=== Given material ===
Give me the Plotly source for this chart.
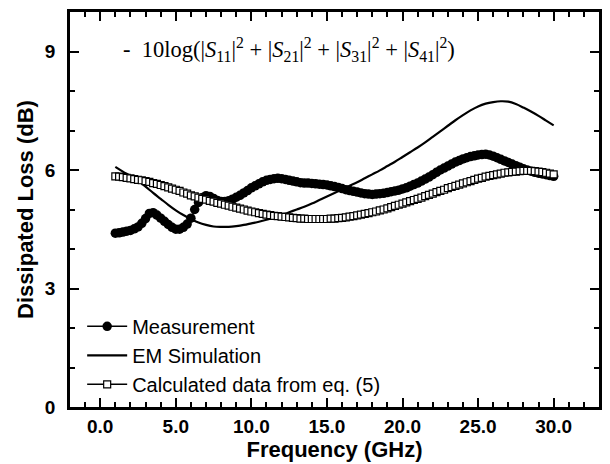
import plotly.graph_objects as go

# ---- data ----
freq_meas = [1.00, 1.25, 1.50, 1.75, 2.00, 2.25, 2.50, 2.75, 3.00, 3.25, 3.50, 3.75,
             4.00, 4.25, 4.50, 4.75, 5.00, 5.25, 5.50, 5.75, 6.00, 6.25, 6.50, 6.75,
             7.00, 7.25, 7.50, 7.75, 8.00, 8.25, 8.50, 8.75, 9.00, 9.25, 9.50, 9.75,
             10.00, 10.25, 10.50, 10.75, 11.00, 11.25, 11.50, 11.75, 12.00, 12.25, 12.50, 12.75,
             13.00, 13.25, 13.50, 13.75, 14.00, 14.25, 14.50, 14.75, 15.00, 15.25, 15.50, 15.75,
             16.00, 16.25, 16.50, 16.75, 17.00, 17.25, 17.50, 17.75, 18.00, 18.25, 18.50, 18.75,
             19.00, 19.25, 19.50, 19.75, 20.00, 20.25, 20.50, 20.75, 21.00, 21.25, 21.50, 21.75,
             22.00, 22.25, 22.50, 22.75, 23.00, 23.25, 23.50, 23.75, 24.00, 24.25, 24.50, 24.75,
             25.00, 25.25, 25.50, 25.75, 26.00, 26.25, 26.50, 26.75, 27.00, 27.25, 27.50, 27.75,
             28.00, 28.25, 28.50, 28.75, 29.00, 29.25, 29.50, 29.75, 30.00]

measurement = [4.40, 4.41, 4.43, 4.45, 4.47, 4.51, 4.56, 4.65, 4.77, 4.90, 4.92, 4.86,
               4.78, 4.70, 4.62, 4.55, 4.50, 4.50, 4.55, 4.63, 4.78, 5.00, 5.18, 5.30,
               5.35, 5.33, 5.28, 5.23, 5.20, 5.20, 5.22, 5.26, 5.31, 5.36, 5.42, 5.48,
               5.55, 5.60, 5.65, 5.70, 5.74, 5.76, 5.78, 5.79, 5.78, 5.76, 5.74, 5.72,
               5.70, 5.68, 5.67, 5.67, 5.66, 5.65, 5.64, 5.63, 5.62, 5.60, 5.58, 5.56,
               5.53, 5.50, 5.48, 5.46, 5.44, 5.42, 5.40, 5.39, 5.38, 5.39, 5.40, 5.41,
               5.43, 5.45, 5.47, 5.49, 5.52, 5.55, 5.59, 5.63, 5.67, 5.72, 5.77, 5.82,
               5.88, 5.94, 6.00, 6.05, 6.10, 6.15, 6.20, 6.24, 6.28, 6.31, 6.34, 6.36,
               6.38, 6.39, 6.40, 6.38, 6.35, 6.31, 6.27, 6.23, 6.19, 6.15, 6.11, 6.07,
               6.03, 6.00, 5.97, 5.94, 5.92, 5.90, 5.88, 5.86, 5.84]

calculated = [5.84, 5.83, 5.82, 5.80, 5.79, 5.77, 5.75, 5.74, 5.72, 5.70, 5.67, 5.65,
              5.62, 5.59, 5.56, 5.53, 5.50, 5.47, 5.43, 5.40, 5.36, 5.33, 5.30, 5.27,
              5.25, 5.22, 5.20, 5.17, 5.15, 5.12, 5.10, 5.07, 5.05, 5.02, 5.00, 4.97,
              4.95, 4.93, 4.91, 4.89, 4.87, 4.86, 4.84, 4.83, 4.82, 4.81, 4.80, 4.79,
              4.78, 4.77, 4.77, 4.76, 4.76, 4.76, 4.76, 4.76, 4.76, 4.77, 4.77, 4.78,
              4.79, 4.80, 4.82, 4.83, 4.85, 4.87, 4.89, 4.91, 4.93, 4.95, 4.98, 5.00,
              5.03, 5.06, 5.09, 5.12, 5.15, 5.18, 5.21, 5.24, 5.27, 5.30, 5.34, 5.37,
              5.40, 5.44, 5.47, 5.50, 5.54, 5.57, 5.60, 5.63, 5.66, 5.69, 5.72, 5.75,
              5.78, 5.80, 5.83, 5.85, 5.87, 5.89, 5.91, 5.93, 5.94, 5.95, 5.96, 5.97,
              5.98, 5.98, 5.98, 5.97, 5.96, 5.95, 5.93, 5.91, 5.89]

freq_sim = [1.0, 1.5, 2.0, 2.5, 3.0, 3.5, 4.0, 4.5, 5.0, 5.5, 6.0, 6.5, 7.0, 7.5, 8.0,
            8.5, 9.0, 9.5, 10.0, 10.5, 11.0, 11.5, 12.0, 12.5, 13.0, 13.5, 14.0, 14.5,
            15.0, 15.5, 16.0, 16.5, 17.0, 17.5, 18.0, 18.5, 19.0, 19.5, 20.0, 20.5,
            21.0, 21.5, 22.0, 22.5, 23.0, 23.5, 24.0, 24.5, 25.0, 25.5, 26.0, 26.5,
            27.0, 27.5, 28.0, 28.5, 29.0, 29.5, 30.0]

em_simulation = [6.08, 5.96, 5.85, 5.73, 5.58, 5.42, 5.27, 5.12, 4.98, 4.86, 4.76, 4.67,
                 4.61, 4.57, 4.56, 4.56, 4.58, 4.61, 4.65, 4.69, 4.74, 4.80, 4.86, 4.93,
                 5.00, 5.07, 5.15, 5.24, 5.33, 5.42, 5.51, 5.60, 5.69, 5.79, 5.89, 5.99,
                 6.10, 6.21, 6.33, 6.45, 6.57, 6.70, 6.84, 6.98, 7.12, 7.26, 7.39, 7.51,
                 7.61, 7.68, 7.72, 7.74, 7.73, 7.67, 7.58, 7.48, 7.37, 7.25, 7.13]

x_ticks = [0, 5, 10, 15, 20, 25, 30]
x_tick_labels = ["0.0", "5.0", "10.0", "15.0", "20.0", "25.0", "30.0"]
y_ticks = [0, 3, 6, 9]
y_tick_labels = ["0", "3", "6", "9"]

series_names = ["Measurement", "EM Simulation", "Calculated data from eq. (5)"]

fig = go.Figure()

fig.add_trace(go.Scatter(
    x=freq_meas, y=measurement, name=series_names[0],
    mode="lines+markers",
    line=dict(color="black", width=1.5),
    marker=dict(symbol="circle", size=9.5, color="black"),
))
fig.add_trace(go.Scatter(
    x=freq_sim, y=em_simulation, name=series_names[1],
    mode="lines", line=dict(color="black", width=2.2, shape="spline"),
))
fig.add_trace(go.Scatter(
    x=freq_meas, y=calculated, name=series_names[2],
    mode="lines+markers",
    line=dict(color="black", width=1.5),
    marker=dict(symbol="square", size=7, color="white",
                line=dict(color="black", width=1.2)),
))

axis_common = dict(
    showline=True, linecolor="black", linewidth=2.5, mirror="ticks",
    ticks="inside", ticklen=9, tickwidth=2, tickcolor="black",
    showgrid=False, zeroline=False,
    tickfont=dict(family="Liberation Sans, Arial, sans-serif", size=19, color="black", weight="bold"),
)

fig.update_xaxes(
    **axis_common,
    range=[-2, 33], tickvals=x_ticks, ticktext=x_tick_labels,
    minor=dict(dtick=1, tick0=0, ticks="inside", ticklen=5, tickwidth=2, tickcolor="black"),
    title=dict(text="<b>Frequency (GHz)</b>", standoff=4,
               font=dict(family="Liberation Sans, Arial, sans-serif", size=22, color="black")),
)
fig.update_yaxes(
    **axis_common,
    range=[0, 10], tickvals=y_ticks, ticktext=y_tick_labels,
    minor=dict(dtick=1, tick0=0, ticks="inside", ticklen=5, tickwidth=2, tickcolor="black"),
    ticklabelstandoff=8,
    title=dict(text="<b>Dissipated Loss (dB)</b>", standoff=6,
               font=dict(family="Liberation Sans, Arial, sans-serif", size=22, color="black")),
)

formula = ("-  10log(|<i>S</i><sub>11</sub>|<sup>2</sup> + |<i>S</i><sub>21</sub>|<sup>2</sup>"
           " + |<i>S</i><sub>31</sub>|<sup>2</sup> + |<i>S</i><sub>41</sub>|<sup>2</sup>)")
fig.add_annotation(
    text=formula, xref="paper", yref="paper", x=0.097, y=0.905,
    xanchor="left", yanchor="middle", showarrow=False,
    font=dict(family="Liberation Serif, Times New Roman, serif", size=22.5, color="black"),
)

fig.update_layout(
    width=610, height=464,
    margin=dict(l=70, r=8, t=12, b=57),
    paper_bgcolor="white", plot_bgcolor="white",
    showlegend=True,
    legend=dict(
        x=0.023, y=0.008, xanchor="left", yanchor="bottom",
        bgcolor="rgba(0,0,0,0)", borderwidth=0,
        font=dict(family="Liberation Sans, Arial, sans-serif", size=20, color="black"),
        tracegroupgap=0, itemwidth=40,
    ),
)

fig.write_html("out.html")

=== Problem to solve ===
Leave out the pictures and repeat exactly the lines from the start of the material through the line that contains "28.00, 28.25, 28.50, 28.75, 29.00, 29.25, 29.50, 29.75, 30.00]", both included.

=== Solution to this problem ===
Give me the Plotly source for this chart.
import plotly.graph_objects as go

# ---- data ----
freq_meas = [1.00, 1.25, 1.50, 1.75, 2.00, 2.25, 2.50, 2.75, 3.00, 3.25, 3.50, 3.75,
             4.00, 4.25, 4.50, 4.75, 5.00, 5.25, 5.50, 5.75, 6.00, 6.25, 6.50, 6.75,
             7.00, 7.25, 7.50, 7.75, 8.00, 8.25, 8.50, 8.75, 9.00, 9.25, 9.50, 9.75,
             10.00, 10.25, 10.50, 10.75, 11.00, 11.25, 11.50, 11.75, 12.00, 12.25, 12.50, 12.75,
             13.00, 13.25, 13.50, 13.75, 14.00, 14.25, 14.50, 14.75, 15.00, 15.25, 15.50, 15.75,
             16.00, 16.25, 16.50, 16.75, 17.00, 17.25, 17.50, 17.75, 18.00, 18.25, 18.50, 18.75,
             19.00, 19.25, 19.50, 19.75, 20.00, 20.25, 20.50, 20.75, 21.00, 21.25, 21.50, 21.75,
             22.00, 22.25, 22.50, 22.75, 23.00, 23.25, 23.50, 23.75, 24.00, 24.25, 24.50, 24.75,
             25.00, 25.25, 25.50, 25.75, 26.00, 26.25, 26.50, 26.75, 27.00, 27.25, 27.50, 27.75,
             28.00, 28.25, 28.50, 28.75, 29.00, 29.25, 29.50, 29.75, 30.00]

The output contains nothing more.